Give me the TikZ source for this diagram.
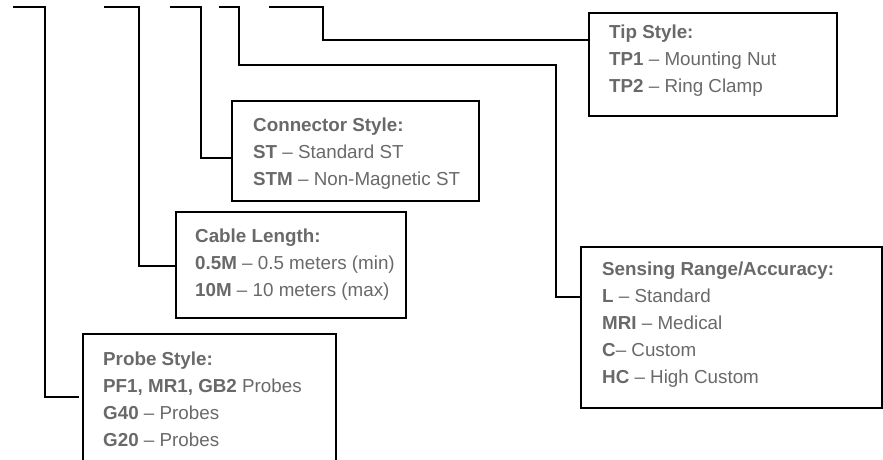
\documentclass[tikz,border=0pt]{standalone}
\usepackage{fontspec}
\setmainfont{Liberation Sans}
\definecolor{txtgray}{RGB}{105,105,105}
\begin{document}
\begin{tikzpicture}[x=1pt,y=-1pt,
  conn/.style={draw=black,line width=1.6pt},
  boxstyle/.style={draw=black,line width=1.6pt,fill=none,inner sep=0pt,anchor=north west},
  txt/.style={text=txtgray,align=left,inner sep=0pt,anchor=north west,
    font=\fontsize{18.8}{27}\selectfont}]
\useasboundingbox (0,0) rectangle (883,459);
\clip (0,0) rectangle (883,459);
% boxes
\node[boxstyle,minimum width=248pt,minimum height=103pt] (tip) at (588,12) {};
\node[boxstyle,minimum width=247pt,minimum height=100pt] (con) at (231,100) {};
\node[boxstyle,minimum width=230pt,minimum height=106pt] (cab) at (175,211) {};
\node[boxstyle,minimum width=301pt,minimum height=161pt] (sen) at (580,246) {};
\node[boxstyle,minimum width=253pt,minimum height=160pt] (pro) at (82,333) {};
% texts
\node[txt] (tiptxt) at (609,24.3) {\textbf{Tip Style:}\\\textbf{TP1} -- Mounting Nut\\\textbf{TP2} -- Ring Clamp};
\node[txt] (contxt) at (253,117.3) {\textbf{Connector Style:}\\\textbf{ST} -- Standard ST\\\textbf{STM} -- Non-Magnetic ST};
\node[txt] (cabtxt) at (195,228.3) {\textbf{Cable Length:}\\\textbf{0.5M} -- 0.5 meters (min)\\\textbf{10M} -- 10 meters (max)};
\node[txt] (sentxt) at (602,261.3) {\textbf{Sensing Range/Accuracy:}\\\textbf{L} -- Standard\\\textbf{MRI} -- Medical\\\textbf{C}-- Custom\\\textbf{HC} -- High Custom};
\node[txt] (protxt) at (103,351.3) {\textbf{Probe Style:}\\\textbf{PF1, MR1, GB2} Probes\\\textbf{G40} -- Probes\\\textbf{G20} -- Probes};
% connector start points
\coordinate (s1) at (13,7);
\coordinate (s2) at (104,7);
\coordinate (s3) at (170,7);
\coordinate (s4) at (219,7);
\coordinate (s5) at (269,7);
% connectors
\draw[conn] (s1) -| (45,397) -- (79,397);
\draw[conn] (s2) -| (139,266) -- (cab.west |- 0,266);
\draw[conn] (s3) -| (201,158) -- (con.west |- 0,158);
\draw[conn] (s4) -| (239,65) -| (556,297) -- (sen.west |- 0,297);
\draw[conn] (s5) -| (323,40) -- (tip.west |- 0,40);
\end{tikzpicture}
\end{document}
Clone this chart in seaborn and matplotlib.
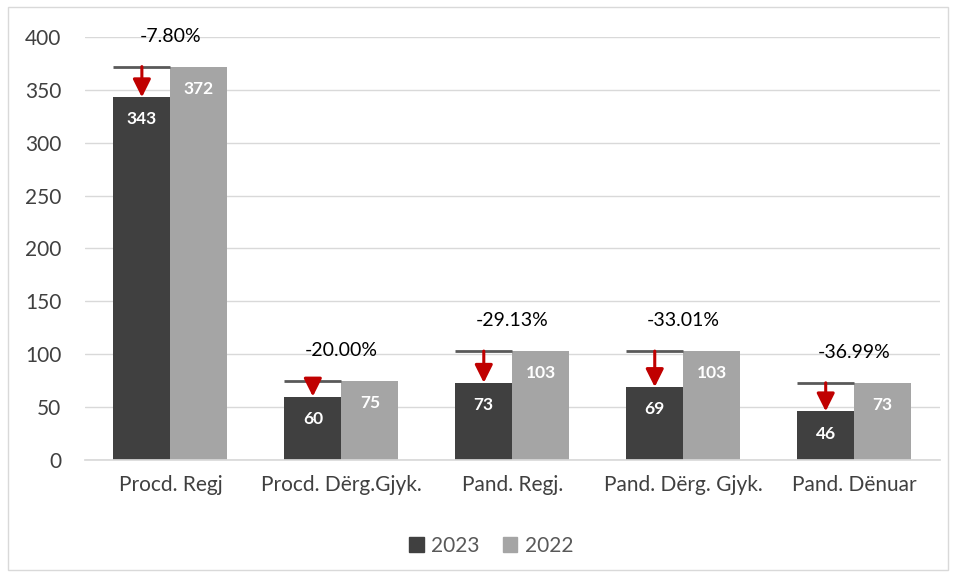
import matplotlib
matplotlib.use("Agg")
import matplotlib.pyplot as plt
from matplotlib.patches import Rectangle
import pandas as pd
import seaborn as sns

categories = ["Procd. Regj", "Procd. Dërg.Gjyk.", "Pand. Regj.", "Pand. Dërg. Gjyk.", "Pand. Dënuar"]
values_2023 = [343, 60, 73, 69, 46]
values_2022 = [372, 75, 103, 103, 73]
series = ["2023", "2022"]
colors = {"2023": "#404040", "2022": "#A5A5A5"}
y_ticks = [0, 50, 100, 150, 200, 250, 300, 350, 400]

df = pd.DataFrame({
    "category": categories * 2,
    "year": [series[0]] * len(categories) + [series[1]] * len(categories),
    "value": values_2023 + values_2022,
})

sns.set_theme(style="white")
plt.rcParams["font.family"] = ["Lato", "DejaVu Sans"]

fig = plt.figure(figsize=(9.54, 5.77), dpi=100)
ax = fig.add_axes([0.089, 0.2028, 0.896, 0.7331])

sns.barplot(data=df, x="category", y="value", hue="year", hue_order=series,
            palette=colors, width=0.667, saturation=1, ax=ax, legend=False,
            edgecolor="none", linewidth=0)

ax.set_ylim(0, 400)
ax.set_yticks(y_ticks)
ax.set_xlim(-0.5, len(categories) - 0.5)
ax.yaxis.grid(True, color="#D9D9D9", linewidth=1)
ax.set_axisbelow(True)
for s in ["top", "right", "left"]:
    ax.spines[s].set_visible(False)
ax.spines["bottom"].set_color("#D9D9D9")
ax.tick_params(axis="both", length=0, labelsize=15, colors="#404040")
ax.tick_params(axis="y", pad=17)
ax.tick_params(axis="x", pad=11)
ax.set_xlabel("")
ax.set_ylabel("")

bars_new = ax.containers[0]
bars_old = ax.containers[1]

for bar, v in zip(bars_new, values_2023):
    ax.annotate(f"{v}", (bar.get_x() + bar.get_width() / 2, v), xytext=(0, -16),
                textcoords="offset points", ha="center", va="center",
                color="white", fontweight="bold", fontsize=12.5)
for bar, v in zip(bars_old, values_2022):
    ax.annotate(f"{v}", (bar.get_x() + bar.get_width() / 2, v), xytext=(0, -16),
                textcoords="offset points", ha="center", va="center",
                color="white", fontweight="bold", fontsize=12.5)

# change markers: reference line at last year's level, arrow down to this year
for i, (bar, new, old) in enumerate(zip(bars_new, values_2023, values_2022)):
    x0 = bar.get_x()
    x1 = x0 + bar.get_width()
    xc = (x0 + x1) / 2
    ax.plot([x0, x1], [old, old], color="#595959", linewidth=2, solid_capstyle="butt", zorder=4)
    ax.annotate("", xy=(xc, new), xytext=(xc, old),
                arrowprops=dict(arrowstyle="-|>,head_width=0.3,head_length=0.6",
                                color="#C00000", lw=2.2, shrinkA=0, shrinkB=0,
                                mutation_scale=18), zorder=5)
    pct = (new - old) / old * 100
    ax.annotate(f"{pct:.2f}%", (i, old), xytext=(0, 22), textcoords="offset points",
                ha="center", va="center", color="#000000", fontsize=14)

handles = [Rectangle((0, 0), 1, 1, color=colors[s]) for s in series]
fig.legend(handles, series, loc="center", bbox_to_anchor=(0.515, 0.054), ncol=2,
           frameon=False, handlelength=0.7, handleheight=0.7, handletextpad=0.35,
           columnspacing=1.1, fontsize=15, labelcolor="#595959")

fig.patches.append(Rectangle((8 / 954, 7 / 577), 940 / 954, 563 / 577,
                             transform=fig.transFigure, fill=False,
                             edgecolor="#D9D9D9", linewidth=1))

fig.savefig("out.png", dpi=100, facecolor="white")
---+---
Exactly as they stand, quote the lines beginning with the one that contains "Clone this chart in seaborn and matplotlib." and ending with the one that contains "bars_old = ax.containers[1]", with no pictures.

● FINISHED ANSWER:
Clone this chart in seaborn and matplotlib.
import matplotlib
matplotlib.use("Agg")
import matplotlib.pyplot as plt
from matplotlib.patches import Rectangle
import pandas as pd
import seaborn as sns

categories = ["Procd. Regj", "Procd. Dërg.Gjyk.", "Pand. Regj.", "Pand. Dërg. Gjyk.", "Pand. Dënuar"]
values_2023 = [343, 60, 73, 69, 46]
values_2022 = [372, 75, 103, 103, 73]
series = ["2023", "2022"]
colors = {"2023": "#404040", "2022": "#A5A5A5"}
y_ticks = [0, 50, 100, 150, 200, 250, 300, 350, 400]

df = pd.DataFrame({
    "category": categories * 2,
    "year": [series[0]] * len(categories) + [series[1]] * len(categories),
    "value": values_2023 + values_2022,
})

sns.set_theme(style="white")
plt.rcParams["font.family"] = ["Lato", "DejaVu Sans"]

fig = plt.figure(figsize=(9.54, 5.77), dpi=100)
ax = fig.add_axes([0.089, 0.2028, 0.896, 0.7331])

sns.barplot(data=df, x="category", y="value", hue="year", hue_order=series,
            palette=colors, width=0.667, saturation=1, ax=ax, legend=False,
            edgecolor="none", linewidth=0)

ax.set_ylim(0, 400)
ax.set_yticks(y_ticks)
ax.set_xlim(-0.5, len(categories) - 0.5)
ax.yaxis.grid(True, color="#D9D9D9", linewidth=1)
ax.set_axisbelow(True)
for s in ["top", "right", "left"]:
    ax.spines[s].set_visible(False)
ax.spines["bottom"].set_color("#D9D9D9")
ax.tick_params(axis="both", length=0, labelsize=15, colors="#404040")
ax.tick_params(axis="y", pad=17)
ax.tick_params(axis="x", pad=11)
ax.set_xlabel("")
ax.set_ylabel("")

bars_new = ax.containers[0]
bars_old = ax.containers[1]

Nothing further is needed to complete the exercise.